Movingly read by Ifans, the text is beautiful and terrifying; the spell binding words of an eco-prophet in fact. But it should not be quoted by the BBC as a statement from Microdoctrine in 1978; because it isn’t. True, a few memorable sentences are Kemp’s (eg “We are living on the worlds capital, not the world’s income”) but the overall passage bears as much resemblance to Kemp’s political insights in 1978, as does Tacitus’s ‘creative’ first century account of Caledonian chieftain Calgacus’s speech denouncing Roman Imperialism (“To robbery, slaughter, plunder, they give the lying name of empire; they make a solitude and call it peace”).

Questions arise. Does an authentic copy of the 8,000 word document Kemp passed to the Cambrian Times in 1978 still exist? If so, who has it and what plans are there to publish it in full? The supposed extract from Microdoctrine features in Theatr na nÓg’s production of Operation Julie – the Rock Opera, which (desrvedly) was a huge hit touring Wales in the summer of 2022. The show was written by Geinor Styles, and the passage in question found its way into the theatre program as an extract from Microdoctrine, Could it be somewhere along the way to Acid Dream writer, Tim Price, the text somehow lost its warning label: “dramatic license”? Adopting (or distorting) historical facts to suit myth-making may be great for entertainment (never let the facts get in the way of a good story, as they say). But rewriting history is politically evil and manipulative as a contribution towards saving the ecosphere from disaster. In our perilous “post-truth” world of an unstable and volatile social media facts really are sacred.

Postscript

22 February 2023 — The ending of the final episode, of the BBC Radio podcast, Acid Dream, ‘The Microdoctrine’, has been re-edited since it was originally broadcast on 22 November 2022. In this new version, the Microdoctrine “extract” has been cut, as has the statement that it consisted of Richard Kemp’s “words, taken from his Microdoctrine written 45 years ago.” The statement has been replaced by a segment featuring actors reading extracts from the dramatisation of Kemp’s views in 1978 written by Geinor Styles for Theatr na nÓg’s production of Operation Julie – the Rock Opera. There has been no explanation offered from the BBC regarding the change, or acknowledgement that it was this blog that pointed it out the error (after all it’s only a blog, right?). Still, The Barbarism of Pure Culture welcomes the BBC’s public-spirited rewriting of what was previously an unfortunate rewriting of history. The six-part podcast, Acid Dream, is on the BBC website for the rest of 2023.

References

Catherine Hayes, The Untold Story of Christine Bott

Andy Roberts, Albion Dreaming: A popular history of LSD in Britain

David Black, LSD Underground: Operation Juliem the Microdot Gang and the Brotherhood of Eternal Love

Adid Dream Podcast

Author: admin

Covering Psychedelic Culture, Situationist Poetics, Radical Politics and Working-Class History

2 thoughts on “How Green was the Psychedelic Revolution? Acid King Richard Kemp breaks his 45-year silence”
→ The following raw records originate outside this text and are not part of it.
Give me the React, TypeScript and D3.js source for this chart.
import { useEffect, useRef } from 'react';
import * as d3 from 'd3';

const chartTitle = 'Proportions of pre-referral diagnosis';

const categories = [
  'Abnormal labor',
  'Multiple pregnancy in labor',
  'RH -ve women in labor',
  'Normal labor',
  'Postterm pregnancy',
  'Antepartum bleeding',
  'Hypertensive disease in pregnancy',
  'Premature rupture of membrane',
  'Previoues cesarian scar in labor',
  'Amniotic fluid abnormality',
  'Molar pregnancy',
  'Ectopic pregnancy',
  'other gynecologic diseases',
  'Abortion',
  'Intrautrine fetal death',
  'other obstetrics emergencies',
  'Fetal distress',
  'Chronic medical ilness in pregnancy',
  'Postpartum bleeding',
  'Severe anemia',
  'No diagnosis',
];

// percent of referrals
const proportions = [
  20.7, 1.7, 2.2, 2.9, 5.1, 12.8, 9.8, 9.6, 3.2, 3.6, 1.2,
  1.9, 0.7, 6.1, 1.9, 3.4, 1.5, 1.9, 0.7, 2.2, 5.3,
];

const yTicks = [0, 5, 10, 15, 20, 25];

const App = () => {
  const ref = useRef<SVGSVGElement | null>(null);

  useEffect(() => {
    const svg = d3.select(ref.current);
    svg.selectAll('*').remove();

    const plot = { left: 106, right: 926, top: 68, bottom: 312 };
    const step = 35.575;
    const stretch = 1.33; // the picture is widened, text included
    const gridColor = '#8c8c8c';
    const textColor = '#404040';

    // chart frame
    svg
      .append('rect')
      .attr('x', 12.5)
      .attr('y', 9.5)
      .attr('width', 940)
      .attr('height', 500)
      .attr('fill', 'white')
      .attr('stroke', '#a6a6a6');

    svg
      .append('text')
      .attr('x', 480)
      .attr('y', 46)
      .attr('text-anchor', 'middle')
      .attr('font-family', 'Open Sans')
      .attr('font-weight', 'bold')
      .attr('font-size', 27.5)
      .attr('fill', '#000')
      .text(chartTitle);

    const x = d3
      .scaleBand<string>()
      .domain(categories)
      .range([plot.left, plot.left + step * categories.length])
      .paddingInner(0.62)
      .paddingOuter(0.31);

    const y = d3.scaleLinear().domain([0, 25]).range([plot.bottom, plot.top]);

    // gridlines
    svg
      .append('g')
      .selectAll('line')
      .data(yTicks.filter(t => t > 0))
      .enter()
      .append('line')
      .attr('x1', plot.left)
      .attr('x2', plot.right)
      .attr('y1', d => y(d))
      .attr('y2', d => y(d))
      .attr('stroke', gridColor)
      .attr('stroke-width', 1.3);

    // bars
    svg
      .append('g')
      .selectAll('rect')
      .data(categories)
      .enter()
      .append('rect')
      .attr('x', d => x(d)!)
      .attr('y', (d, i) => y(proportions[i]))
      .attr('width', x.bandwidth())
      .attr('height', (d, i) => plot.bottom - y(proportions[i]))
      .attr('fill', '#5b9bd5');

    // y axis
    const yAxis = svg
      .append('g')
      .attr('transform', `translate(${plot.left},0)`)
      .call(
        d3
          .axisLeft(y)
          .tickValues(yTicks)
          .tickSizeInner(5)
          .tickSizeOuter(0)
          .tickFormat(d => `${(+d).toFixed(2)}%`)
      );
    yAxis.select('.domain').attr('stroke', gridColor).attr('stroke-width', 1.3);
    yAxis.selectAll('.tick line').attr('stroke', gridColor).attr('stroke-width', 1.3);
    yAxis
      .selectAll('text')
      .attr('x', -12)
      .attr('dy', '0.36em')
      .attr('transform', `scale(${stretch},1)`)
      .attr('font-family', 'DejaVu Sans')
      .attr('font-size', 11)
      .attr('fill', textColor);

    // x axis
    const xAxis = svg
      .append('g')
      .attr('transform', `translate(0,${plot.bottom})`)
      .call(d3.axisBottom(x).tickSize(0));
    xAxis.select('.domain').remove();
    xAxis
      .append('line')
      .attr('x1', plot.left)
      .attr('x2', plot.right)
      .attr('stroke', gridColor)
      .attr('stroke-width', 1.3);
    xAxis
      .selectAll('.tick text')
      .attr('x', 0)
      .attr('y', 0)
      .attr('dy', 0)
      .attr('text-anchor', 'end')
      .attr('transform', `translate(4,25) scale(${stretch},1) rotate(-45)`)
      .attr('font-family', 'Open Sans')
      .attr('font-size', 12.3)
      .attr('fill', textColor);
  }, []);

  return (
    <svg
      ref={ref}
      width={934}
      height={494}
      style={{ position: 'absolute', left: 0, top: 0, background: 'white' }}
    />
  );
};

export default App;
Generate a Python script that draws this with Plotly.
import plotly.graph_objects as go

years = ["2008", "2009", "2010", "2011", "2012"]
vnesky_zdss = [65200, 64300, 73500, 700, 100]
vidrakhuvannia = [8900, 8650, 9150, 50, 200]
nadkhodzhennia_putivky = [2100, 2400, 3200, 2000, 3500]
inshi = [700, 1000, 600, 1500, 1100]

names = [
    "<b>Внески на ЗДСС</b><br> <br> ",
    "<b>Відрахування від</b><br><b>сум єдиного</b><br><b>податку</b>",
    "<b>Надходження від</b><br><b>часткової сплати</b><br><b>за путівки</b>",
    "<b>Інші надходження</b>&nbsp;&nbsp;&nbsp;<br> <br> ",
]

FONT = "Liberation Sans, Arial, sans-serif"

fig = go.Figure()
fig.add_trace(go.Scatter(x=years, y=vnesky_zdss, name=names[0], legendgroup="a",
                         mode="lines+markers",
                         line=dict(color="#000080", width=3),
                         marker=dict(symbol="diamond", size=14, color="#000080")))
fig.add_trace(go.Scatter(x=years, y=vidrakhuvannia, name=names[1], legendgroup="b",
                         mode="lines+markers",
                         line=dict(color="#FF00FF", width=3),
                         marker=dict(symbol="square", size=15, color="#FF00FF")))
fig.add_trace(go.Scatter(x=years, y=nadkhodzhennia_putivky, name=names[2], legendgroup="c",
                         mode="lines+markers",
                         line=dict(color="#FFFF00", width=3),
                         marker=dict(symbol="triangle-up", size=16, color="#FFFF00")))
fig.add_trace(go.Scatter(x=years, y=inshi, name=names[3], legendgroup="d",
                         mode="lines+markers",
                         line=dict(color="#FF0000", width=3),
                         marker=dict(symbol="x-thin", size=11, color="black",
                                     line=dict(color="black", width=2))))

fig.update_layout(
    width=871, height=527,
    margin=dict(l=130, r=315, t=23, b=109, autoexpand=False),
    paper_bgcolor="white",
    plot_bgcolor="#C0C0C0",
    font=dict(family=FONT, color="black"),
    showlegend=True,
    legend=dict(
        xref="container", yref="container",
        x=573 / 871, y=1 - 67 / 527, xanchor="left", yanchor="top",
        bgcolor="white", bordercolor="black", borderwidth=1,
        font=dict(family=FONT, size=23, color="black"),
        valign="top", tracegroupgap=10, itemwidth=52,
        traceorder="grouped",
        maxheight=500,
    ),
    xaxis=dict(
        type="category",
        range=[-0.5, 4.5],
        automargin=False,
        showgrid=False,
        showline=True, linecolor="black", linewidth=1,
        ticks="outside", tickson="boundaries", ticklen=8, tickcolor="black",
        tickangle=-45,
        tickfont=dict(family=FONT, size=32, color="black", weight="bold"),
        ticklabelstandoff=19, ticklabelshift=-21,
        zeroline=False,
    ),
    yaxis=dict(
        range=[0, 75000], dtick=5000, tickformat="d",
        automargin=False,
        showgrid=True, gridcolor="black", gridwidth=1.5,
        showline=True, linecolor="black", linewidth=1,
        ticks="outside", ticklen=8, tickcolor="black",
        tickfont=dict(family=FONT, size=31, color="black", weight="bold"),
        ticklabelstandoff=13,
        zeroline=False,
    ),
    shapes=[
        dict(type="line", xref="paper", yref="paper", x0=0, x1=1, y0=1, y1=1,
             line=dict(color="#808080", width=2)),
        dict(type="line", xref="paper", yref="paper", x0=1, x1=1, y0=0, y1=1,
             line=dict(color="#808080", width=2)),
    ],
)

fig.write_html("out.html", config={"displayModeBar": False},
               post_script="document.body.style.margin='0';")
  1. Interesting and thoughtful review David- Unfortunately, looking at your postscript on your blog- it seems you chose to not listen to episode 6 of Acid Dream.
    You write: ‘The statement has been replaced by a segment featuring actors reading extracts from the dramatization of Kemp’s views .’
    This is incorrect. There is a direct quote from Richard saying ‘ we thought we were saving the human race’. There are then ‘real’ clips of news readers describing various ecological disasters. I alerted the Acid Dream team to the error as a result of numerous commentators- they then investigated and chose to change things. As much as you may not believe it, by not announcing this, people’s feelings were being taken care of. However- clearly you believed you were responsible for the change- I can understand why you might believe that, but it honestly isn’t the case. It changed for a number of contributing factors.

  2. By Patrick O’Brien
    To all these intricacies and claims and counter-claims, I can add a couple of facts.
    Credit, insofar as it matters, for that cleverly descriptive word ‘Microdoctrine’ belongs solely to the late Ken Hankey, a sub-editor at The Cambrian News, who dreamt it up as the single-word headline for my story about Richard Kemp published in 1978.
    The second fact is that Richard sent me his hand-written statement from prison and, in the interest of balance, I got extracts printed in The Observer and in The Cambrian News (post-publication, the then managing director of The Cambrian News, Henry Read, expressed quite disapproval about the story, muttering about not wanting to give publicity to ‘criminals’).
    Subsequently, I was approached by Elwyn Jones, at the time a fairly well known television writer and producer, who persuaded me to lend him the document, short-term, in connection with a piece he said he was working on for the BBC. He promised faithfully to return it quickly. I trusted him to do just that, having judged him to be someone of integrity. I was wrong. He wasn’t. Despite strenuous efforts, I failed to get the document back. Basically, he stole it, and forever afterwards I kicked myself for trusting him. I was conned. Jones died in 1982 having never, as far as I know, come up with anything at all on the LSD saga.
    I knew Richard and Christine personally, while not having the faintest clue about their secret life. Overall, I think the purity of purpose of Richard’s mission (I absolutely agree with what he says about the way the world was, and is, going) was greatly diminished by the money-making motive, though I’m sure others in the enterprise were far more interested than he in the lucre. I also think it is dangerous and highly irresponsible to make LSD available, cheap, to all and sundry, given that it’s common knowledge that anyone taking it needs advice on potential problems and support while they’re taking it. Christine, for example, acknowledges this in her memoir. I do actually think that everyone making, distributing and selling this LSD were potentially dicing with people’s lives, which is why the glamorisation of the story, which persists, and especially perhaps its having been made into a rock opera, I find pretty crass.